CMS NEWS
FOR IMMEDIATE RELEASE
April 27, 2016
Contact: CMS Media Relations
(202) 690-6145 | CMS
Media Inquiries
CMS
Adds New Quality Measures to Nursing Home Compare
Largest
addition of quality measures to Nursing Home Compare since 2003
Today, the Centers for Medicare
& Medicaid Services (CMS) added six new quality measures to its
consumer-based Nursing
Home Compare website (https://www.medicare.gov/nursinghomecompare/search.html).
Three of these six new quality measures are based on Medicare-claims data
submitted by hospitals, which is significant because this is the first time CMS
is including quality measures that are not based solely on data that are
self-reported by nursing homes. These three quality measures measure the rate
of rehospitalization, emergency room use, and community discharge among nursing
home residents. They include:
- Percentage of short-stay residents who were
successfully discharged to the community (Medicare claims- and MDS-based)
- Percentage of short-stay residents who have had an
outpatient emergency department visit (Medicare claims- and MDS-based)
- Percentage of short-stay residents who were
re-hospitalized after a nursing home admission (Medicare claims- and
MDS-based)
- Percentage of short-stay residents who made
improvements in function (MDS-based)
- Percentage of long-stay residents whose ability to move
independently worsened (MDS-based)
- Percentage of long-stay residents who received an
antianxiety or hypnotic medication (MDS-based)
“These new quality measures broaden
the set of quality measures already on the site so that patients, their family
members, and caregivers have more meaningful information when they consider
facilities,” said CMS Deputy Administrator and Chief Medical Officer
Patrick Conway, M.D., MSc.
With today’s quality measure
updates, CMS is nearly doubling the number of short-stay measures, which
reflect care provided to residents who are in the nursing home for 100 days or
less, on Nursing Home Compare. CMS is also providing information about
key short-stay outcomes, including the percentage of residents who are
successfully discharged and the rate of activities of daily life (ADL)
improvement among short-stay residents.
Beginning in July 2016, CMS will
incorporate all of these measures, except for the antianxiety/hypnotic
medication measure, into the calculation of the Nursing Home Five-Star
Quality Ratings.

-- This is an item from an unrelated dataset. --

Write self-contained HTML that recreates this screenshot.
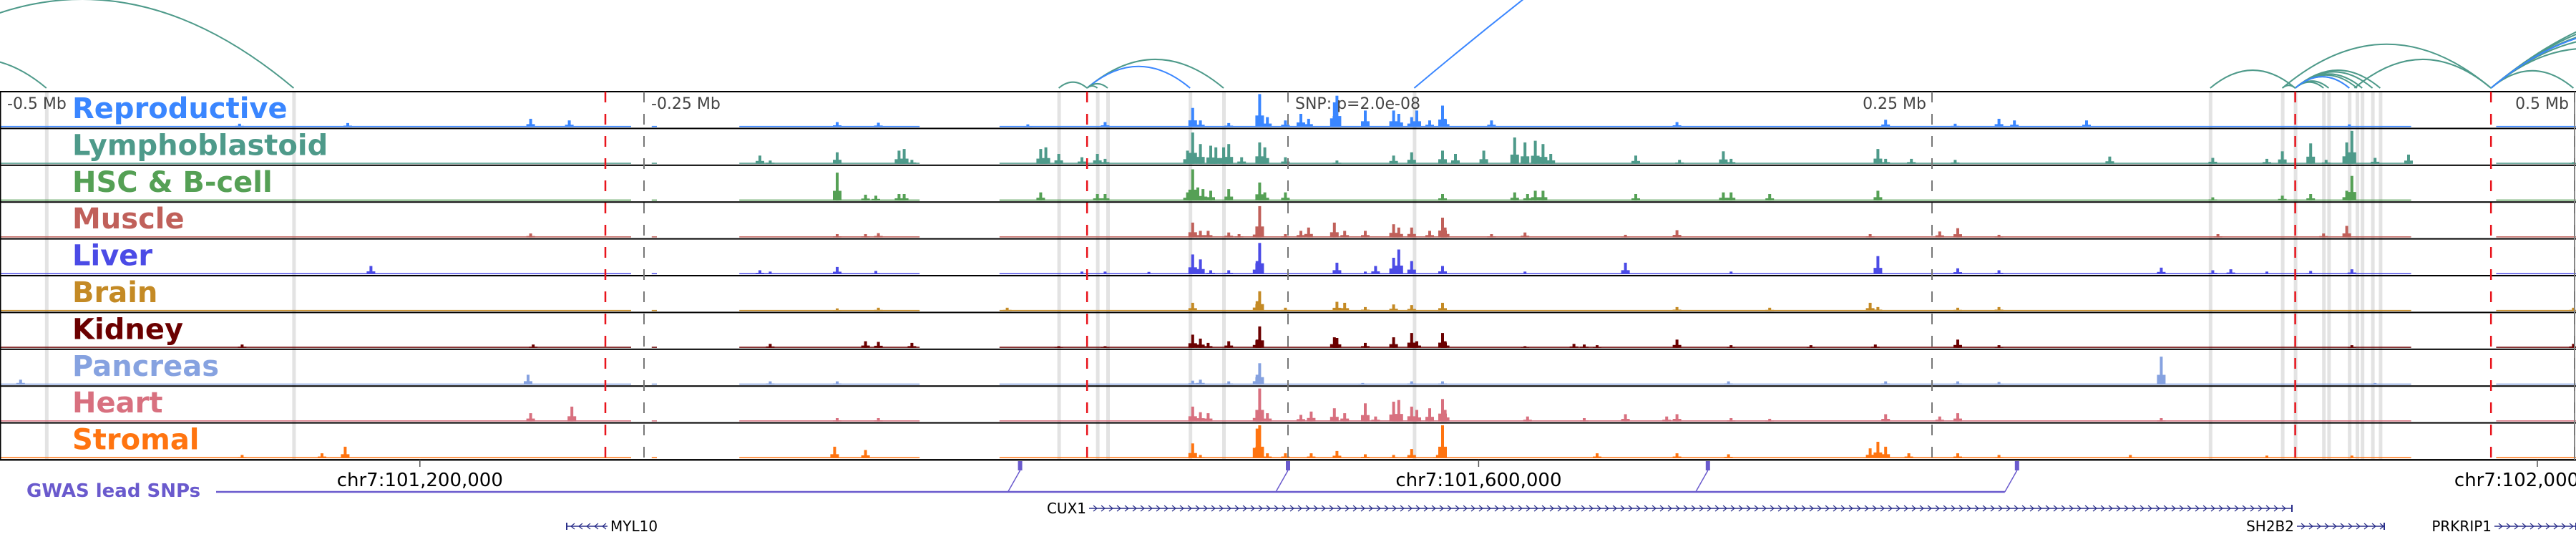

CMS is not incorporating the
antianxiety/hypnotic medication measure because it has been difficult to
determine appropriate nursing home benchmarks for the acceptable use of these
medications.
Nursing Home Compare is the
agency’s public information website that provides information on how well
Medicare- and Medicaid-certified nursing homes provide care to their residents.
With today’s update, it now reports information on 24 quality measures for
15,655 nursing home providers on Nursing Home Compare.